The governor of the Central Bank of Nigeria (CBN), Olayemi Cardoso, says the country’s foreign exchange (FX) market is now recording an average daily turnover of $500 million, often without the CBN needing to intervene.
Cardoso made the remarks during a press briefing following the 303rd monetary policy committee (MPC) meeting in Abuja on Tuesday.
He explained that Nigeria now operates a market driven by “willing buyers and willing sellers,” supported by transparent systems that allow participants to identify buyers and sellers in real time.
“What we have in the foreign exchange market in Nigeria today is something that has not happened before,” Cardoso said.
“In the sense that you have a market where there are willing buyers, willing sellers. They come in, they buy at will, they sell at will, and you have a process that is open and very transparent.”
According to the CBN governor, the electronic foreign exchange matching system (EFEMS) introduced by the apex bank has boosted confidence, resulting in increased activity and improved market stability.

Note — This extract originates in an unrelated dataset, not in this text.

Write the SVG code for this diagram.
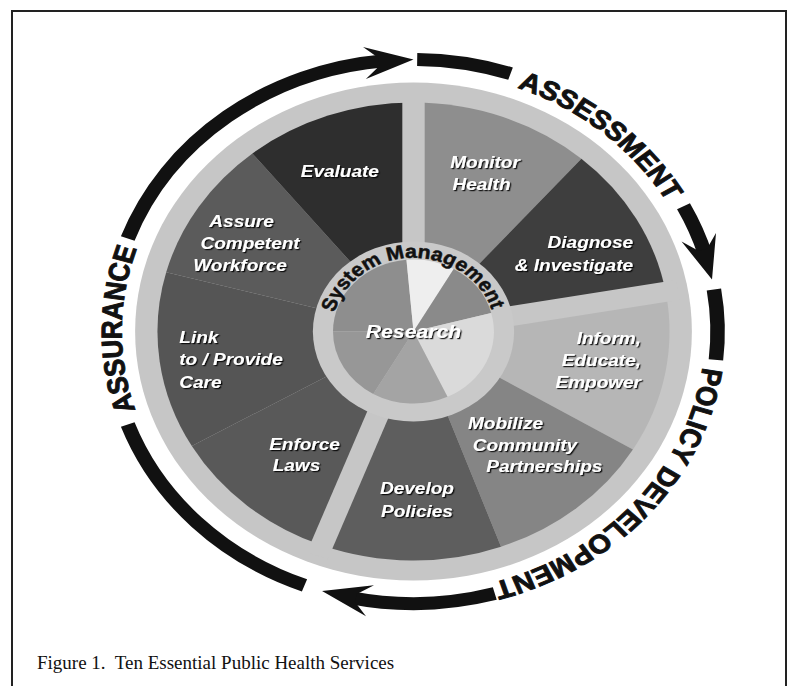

“It is for that reason that, on average, on a daily basis, we have half a billion dollars in turnover, in market activity, with many times the CBN not being a participant in that market,” he said.
“For those of you who will remember how markets used to operate in those days, if the CBN does not intervene, nothing happens. That is now a thing of the past.

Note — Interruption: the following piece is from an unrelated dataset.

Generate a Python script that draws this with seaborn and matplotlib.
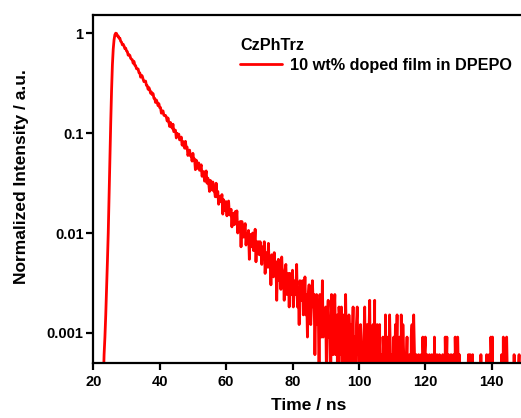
import numpy as np
import pandas as pd
import matplotlib
matplotlib.use("Agg")
import matplotlib.pyplot as plt
from matplotlib.ticker import FixedLocator, FixedFormatter, NullLocator
import seaborn as sns

# ---- data (photon counts per 0.25 ns channel) ----
T_START = 22.0   # ns, first channel
DT = 0.25        # ns, channel width

counts_rise = [0, 1, 0, 1, 1, 2, 3, 5, 9, 17, 33, 80, 190, 420, 880, 1580,
               2280, 2830, 3180, 3300]

counts_fast = [3274, 3091, 3090, 2943, 2940, 2737, 2685, 2523,
               2556, 2451, 2314, 2335, 2191, 2162, 1989, 2009,
               1980, 1852, 1810, 1790, 1651, 1723, 1577, 1562,
               1457, 1444, 1447, 1327, 1321, 1197, 1253, 1226,
               1143, 1080, 1091, 1094, 991, 984, 906, 943,
               896, 827, 851, 799, 821, 738, 733, 668,
               707, 672, 621, 650, 593, 595, 522, 549,
               550, 499, 492, 496]

counts_mid = [477, 436, 467, 423, 384, 421, 394, 369,
              405, 341, 355, 352, 295, 328, 306, 322,
              282, 289, 301, 250, 272, 248, 233, 273,
              232, 239, 197, 214, 223, 195, 201, 173,
              207, 178, 182, 142, 177, 163, 146, 166,
              140, 148, 159, 122, 128, 136, 109, 122,
              138, 104, 117, 105, 86, 111, 101, 89,
              107, 87, 88, 76, 104, 76, 86, 64,
              76, 77, 68, 80, 51, 71, 64, 55,
              68, 49, 60, 69, 50, 52, 57, 38,
              52, 48, 40, 54, 41, 55, 33, 42,
              35, 43, 24, 43, 35, 30, 36, 41,
              25, 32, 28, 35, 18, 32, 29, 24,
              33, 22, 26, 36, 17, 27, 22, 27]

counts_slow = [20, 27, 22, 16, 24, 19, 27, 13,
               19, 21, 15, 26, 15, 19, 10, 20,
               16, 12, 21, 14, 17, 7, 15, 18,
               11, 15, 9, 19, 12, 13, 7, 14,
               16, 8, 10, 13, 6, 13, 11, 8,
               14, 6, 9, 11, 8, 16, 6, 9,
               4, 11, 9, 7, 11, 5, 7, 12,
               5, 8, 3, 8, 10, 5, 4, 7,
               11, 6, 8, 2, 6, 8, 4, 7,
               1, 8, 5, 3, 11, 3, 5, 4,
               6, 1, 5, 7, 3, 4, 1, 8,
               5, 2, 5, 8, 2, 3, 5, 0,
               6, 4, 2, 6, 1, 5, 3, 0,
               8, 2, 4, 1, 5, 3, 4, 0,
               3, 6, 1, 3, 0, 4, 6, 2]

counts_tail = [3, 1, 4, 2, 2, 1, 3, 6, 1, 2, 4, 0, 3, 7, 1, 2,
               2, 4, 1, 7, 0, 3, 4, 1, 2, 4, 0, 2, 1, 3, 2, 0,
               5, 1, 2, 3, 0, 5, 2, 1, 2, 0, 3, 1, 4, 1, 5, 0,
               2, 3, 0, 5, 1, 4, 2, 0, 2, 1, 3, 0, 1, 2, 0, 3,
               4, 1, 5, 2, 0, 2, 1, 0, 2, 0, 1, 2, 0, 3, 1, 2,
               3, 0, 2, 1, 0, 2, 0, 1, 2, 1, 0, 3, 0, 1, 2, 0,
               1, 2, 0, 1, 0, 2, 1, 0, 3, 1, 3, 0, 2, 0, 1, 2,
               0, 1, 2, 0, 3, 1, 0, 3, 1, 2, 0, 1, 0, 1, 0, 0,
               1, 0, 0, 1, 2, 0, 2, 1, 0, 2, 0, 0, 1, 0, 1, 0,
               0, 1, 0, 2, 0, 0, 1, 0, 1, 0, 2, 0, 0, 2, 0, 3,
               1, 3, 0, 1, 0, 0, 1, 0, 1, 0, 0, 1, 2, 0, 3, 0,
               2, 0, 3, 1, 0, 1, 0, 0, 1, 0, 0, 2, 0, 1, 0, 0,
               1, 2, 0, 1, 0, 2, 0, 1, 0]

x_ticks = [20, 40, 60, 80, 100, 120, 140]
y_ticks = [0.001, 0.01, 0.1, 1]
y_tick_labels = ["0.001", "0.01", "0.1", "1"]
x_label = "Time / ns"
y_label = "Normalized Intensity / a.u."
series_label = "10 wt% doped film in DPEPO"
legend_title = "CzPhTrz"

# ---- style ----
sns.set_style("ticks")
plt.rcParams['font.family'] = ['Liberation Sans', 'DejaVu Sans']
plt.rcParams['font.weight'] = 'bold'
plt.rcParams['axes.labelweight'] = 'bold'
plt.rcParams['axes.edgecolor'] = 'black'
plt.rcParams['text.color'] = 'black'
plt.rcParams['axes.labelcolor'] = 'black'
plt.rcParams['xtick.color'] = 'black'
plt.rcParams['ytick.color'] = 'black'

W, H = 521, 418
fig = plt.figure(figsize=(W / 100, H / 100), dpi=100)
ax = fig.add_axes([93.3 / W, 55 / H, 431.6 / W, 348 / H])

counts = np.array(counts_rise + counts_fast + counts_mid + counts_slow + counts_tail,
                  dtype=float)
time = T_START + DT * np.arange(counts.size)
df = pd.DataFrame({"Time": time, "Intensity": counts / counts.max()})

sns.lineplot(data=df, x="Time", y="Intensity", color="#ff0000", linewidth=2.0,
             estimator=None, label=series_label, ax=ax)

ax.set_yscale('log')
ax.set_xlim(20, 150)
ax.set_ylim(5e-4, 1.52)

ax.xaxis.set_major_locator(FixedLocator(x_ticks))
ax.xaxis.set_minor_locator(NullLocator())
ax.yaxis.set_major_locator(FixedLocator(y_ticks))
ax.yaxis.set_major_formatter(FixedFormatter(y_tick_labels))
ax.yaxis.set_minor_locator(NullLocator())

for s in ax.spines.values():
    s.set_linewidth(1.6)
    s.set_color('black')

ax.tick_params(axis='both', direction='out', length=5, width=1.6, labelsize=10.5)
ax.tick_params(axis='y', pad=2)
ax.tick_params(axis='x', pad=3.5)

ax.set_xlabel(x_label, fontsize=12.5)
ax.set_ylabel(y_label, fontsize=12.5)
ax.xaxis.set_label_coords(0.5, -0.10)
ax.yaxis.set_label_coords(-0.148, 0.536)

leg = ax.legend(title=legend_title, loc='upper left',
                bbox_to_anchor=(240 / W, 1 - 38 / H), bbox_transform=fig.transFigure,
                frameon=False, borderpad=0, borderaxespad=0, handlelength=2.6,
                handletextpad=0.5, labelspacing=0.3, fontsize=11.7, title_fontsize=11.7)
leg._legend_box.align = "left"

fig.savefig("out.png", dpi=100)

“We have a market that is open, that is transparent, and that plays in accordance with certain rules that everybody has signed up to.
“So these are all the things that have contributed to the way and manner in which our foreign exchange market operates, and which we have had stability in that market.”
‘FX MARKET MORE FUNCTIONAL DUE TO POLICY CONSISTENCY’
Cardoso noted that FX rate differentials — previously as high as 60 percent — have reduced to around 2 percent due to greater transparency.
“Everybody has equal access to a market that has become very open and very transparent,” he said.
He added that the FX market has become more disciplined, supported by consistent policies and the elimination of “flip-flops” that once disrupted operations.
According to Cardoso, the reforms have strengthened the FX market, making it “more functional” and rebuilding confidence among stakeholders.